Por otra parte, el contenido fue interesante, y el material
(entregado a unos y vendido a otros) muy bueno y útil. Monseñor Pio Vito Pinto (el
más viejito en la imagen) y Monseñor Alejandro Arellano (el de lentes) resultaron
ser dos ponentes de lo más amenos a pesar de la aparente aridez de los temas. Y siempre con el pensamiento del Papa
Francisco como trasfondo: el proceso breviore
no trata de “regalar nulidades”, sino de servir mejor al pueblo de Dios,
aligerar tiempos y posibilitar sanaciones, recuperaciones y nuevos proyectos de
vida. Apasionante el comentario acerca del capítulo octavo de Amoris Laetitia: discernir, acompañar e integrar a las
personas que sufren fracasos matrimoniales, a los divorciados vueltos a casar,
a los convivientes… todos son parte de la Iglesia.
Como siempre, lo
mejor son los encuentros con las personas, que disuelven todos los prejuicios.

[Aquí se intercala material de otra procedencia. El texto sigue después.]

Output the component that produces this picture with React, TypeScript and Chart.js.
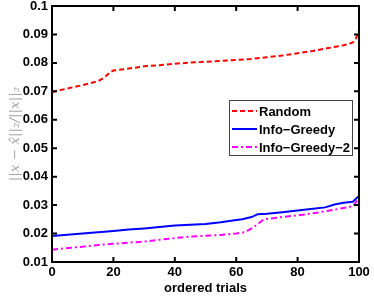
import React, { useEffect, useRef } from "react";
import { Chart, registerables } from "chart.js";

Chart.register(...registerables);

const randomX = [0, 5, 10, 15, 17, 19, 20, 25, 30, 35, 40, 45, 50, 55, 60, 65, 70, 75, 80, 85, 90, 95, 97, 98, 99, 100];
const randomY = [0.0697, 0.071, 0.0722, 0.0736, 0.0748, 0.0768, 0.0773, 0.078, 0.0788, 0.0792, 0.0797, 0.0801, 0.0804, 0.0807, 0.081, 0.0814, 0.082, 0.0826, 0.0834, 0.0842, 0.0852, 0.0862, 0.0868, 0.0872, 0.0885, 0.0915];

const greedyX = [0, 5, 10, 15, 20, 25, 30, 35, 40, 45, 50, 55, 60, 62, 65, 67, 70, 75, 80, 85, 89, 92, 95, 98, 99, 100];
const greedyY = [0.0191, 0.0196, 0.02, 0.0205, 0.0209, 0.0214, 0.0218, 0.0223, 0.0228, 0.0231, 0.0234, 0.024, 0.0248, 0.025, 0.0258, 0.0268, 0.027, 0.0275, 0.0281, 0.0287, 0.0292, 0.0302, 0.0308, 0.0312, 0.0322, 0.0332];

const greedy2X = [0, 5, 10, 15, 20, 25, 30, 35, 40, 45, 50, 55, 60, 63, 66, 69, 72, 75, 80, 85, 90, 95, 98, 99, 100];
const greedy2Y = [0.0143, 0.0149, 0.0154, 0.016, 0.0164, 0.0168, 0.0172, 0.0178, 0.0184, 0.0189, 0.0192, 0.0195, 0.02, 0.0205, 0.0225, 0.025, 0.0254, 0.0258, 0.0264, 0.0271, 0.028, 0.029, 0.0296, 0.031, 0.0328];

const seriesLabels = ["Random", "Info\u2212Greedy", "Info\u2212Greedy\u22122"];
const xTicks = [0, 20, 40, 60, 80, 100];
const yTicks = [0.01, 0.02, 0.03, 0.04, 0.05, 0.06, 0.07, 0.08, 0.09, 0.1];
const xTitle = "ordered trials";
const yTitle = "||x \u2212 x\u0302||\u2082/||x||\u2082";

const FONT = "'Liberation Sans', Arial, sans-serif";

const toPoints = (xs: number[], ys: number[]) => xs.map((x, i) => ({ x, y: ys[i] }));

const framePlugin = {
  id: "matlabFrame",
  afterDatasetsDraw(chart: any) {
    const { ctx, chartArea } = chart;
    const { left, right, top, bottom } = chartArea;
    const xs = chart.scales.x;
    const ys = chart.scales.y;
    ctx.save();
    ctx.strokeStyle = "#000";
    ctx.lineWidth = 2;
    ctx.strokeRect(left, top, right - left, bottom - top);
    ctx.lineWidth = 2;
    const len = 5;
    ctx.beginPath();
    xTicks.forEach((v) => {
      const px = xs.getPixelForValue(v);
      ctx.moveTo(px, bottom);
      ctx.lineTo(px, bottom - len);
      ctx.moveTo(px, top);
      ctx.lineTo(px, top + len);
    });
    yTicks.forEach((v) => {
      const py = ys.getPixelForValue(v);
      ctx.moveTo(left, py);
      ctx.lineTo(left + len, py);
      ctx.moveTo(right, py);
      ctx.lineTo(right - len, py);
    });
    ctx.stroke();

    // legend box
    const bx = 229, by = 100, bw = 123, bh = 55;
    ctx.fillStyle = "#fff";
    ctx.fillRect(bx, by, bw, bh);
    ctx.strokeStyle = "#444";
    ctx.lineWidth = 1;
    ctx.strokeRect(bx + 0.5, by + 0.5, bw, bh);
    ctx.font = `bold 13px ${FONT}`;
    ctx.textBaseline = "middle";
    ctx.textAlign = "left";
    chart.data.datasets.forEach((ds: any, i: number) => {
      const y = by + 11 + i * 18;
      ctx.strokeStyle = ds.borderColor;
      ctx.lineWidth = ds.borderWidth;
      ctx.setLineDash(ds.borderDash || []);
      ctx.beginPath();
      ctx.moveTo(bx + 3, y);
      ctx.lineTo(bx + 28, y);
      ctx.stroke();
      ctx.setLineDash([]);
      ctx.fillStyle = "#000";
      ctx.fillText(ds.label, bx + 30, y + 1);
    });
    ctx.restore();
  },
};

export default function App() {
  const ref = useRef<HTMLCanvasElement>(null);
  useEffect(() => {
    document.body.style.margin = "0";
    const canvas = ref.current;
    if (!canvas) return;
    const chart = new Chart(canvas, {
      type: "line",
      data: {
        datasets: [
          {
            label: seriesLabels[0],
            data: toPoints(randomX, randomY),
            borderColor: "#ff0000",
            borderWidth: 2,
            borderDash: [5, 3],
            pointRadius: 0,
            fill: false,
          },
          {
            label: seriesLabels[1],
            data: toPoints(greedyX, greedyY),
            borderColor: "#0000ff",
            borderWidth: 2,
            pointRadius: 0,
            fill: false,
          },
          {
            label: seriesLabels[2],
            data: toPoints(greedy2X, greedy2Y),
            borderColor: "#ff00ff",
            borderWidth: 2,
            borderDash: [6, 3, 2, 3],
            pointRadius: 0,
            fill: false,
          },
        ],
      },
      options: {
        responsive: false,
        animation: false,
        layout: { padding: { left: 0, right: 15, top: 6, bottom: 4 } },
        plugins: {
          legend: { display: false },
          tooltip: { enabled: false },
        },
        scales: {
          x: {
            type: "linear",
            min: 0,
            max: 100,
            grid: { display: false, drawTicks: false },
            border: { display: false },
            afterBuildTicks: (s: any) => {
              s.ticks = xTicks.map((v) => ({ value: v }));
            },
            afterFit: (s: any) => {
              s.height = 34;
            },
            ticks: {
              padding: 3,
              color: "#000",
              maxRotation: 0,
              font: { family: FONT, size: 13, weight: "bold" },
              callback: (v: any) => String(v),
            },
            title: {
              display: true,
              text: xTitle,
              color: "#000",
              padding: 0,
              font: { family: FONT, size: 13, weight: "bold" },
            },
          },
          y: {
            type: "linear",
            min: 0.01,
            max: 0.1,
            grid: { display: false, drawTicks: false },
            border: { display: false },
            afterBuildTicks: (s: any) => {
              s.ticks = yTicks.map((v) => ({ value: v }));
            },
            afterFit: (s: any) => {
              s.width = 52;
              s.paddingTop = 0;
              s.paddingBottom = 0;
            },
            ticks: {
              padding: 4,
              color: "#000",
              font: { family: FONT, size: 13, weight: "bold" },
              callback: (v: any) => String(Number(Number(v).toFixed(2))),
            },
            title: {
              display: true,
              text: yTitle,
              color: "#a8a8a8",
              padding: 0,
              font: { family: "'DejaVu Serif', serif", size: 13.5, style: "italic", lineHeight: 2.35 },
            },
          },
        },
      },
      plugins: [framePlugin],
    });
    return () => chart.destroy();
  }, []);
  return (
    <div style={{ width: 374, height: 300 }}>
      <canvas ref={ref} width={374} height={300} style={{ display: "block" }} />
    </div>
  );
}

Compañeros excelentes que trabajan en tremendas alturas andinas y caminan de caserío en caserío; otros con bravas pastorales familiares armadas en sus
parroquias; alguno formador de seminario o instructor de causas en el tribunal
diocesano, gente brillante y llena de energía y futuro. Y los laicos:
acompañantes de parejas rotas o en dificultades, catequistas… y también alguna
persona herida por estas mismas problemáticas que de pronto te abre el corazón
para escuchar un consejo. Y nuevos amigos: Flor, Elma y César, en la foto.
Varios seminaristas y curas se acercaron a preguntarme entre
curiosos y admirados: “Usted está en la
selva, ¿no?”. Y en un corrillo en el vestíbulo mi oreja alcanzó un comentario:
“Se nota que es misionero”. Pues sí. Esta es mi Iglesia, con todas sus
contradicciones, y en ella vivo y comparto mi vocación: misionero. Este es mi único
“nombramiento”, que además me encanta. Mi traje ¿serán las sandalias?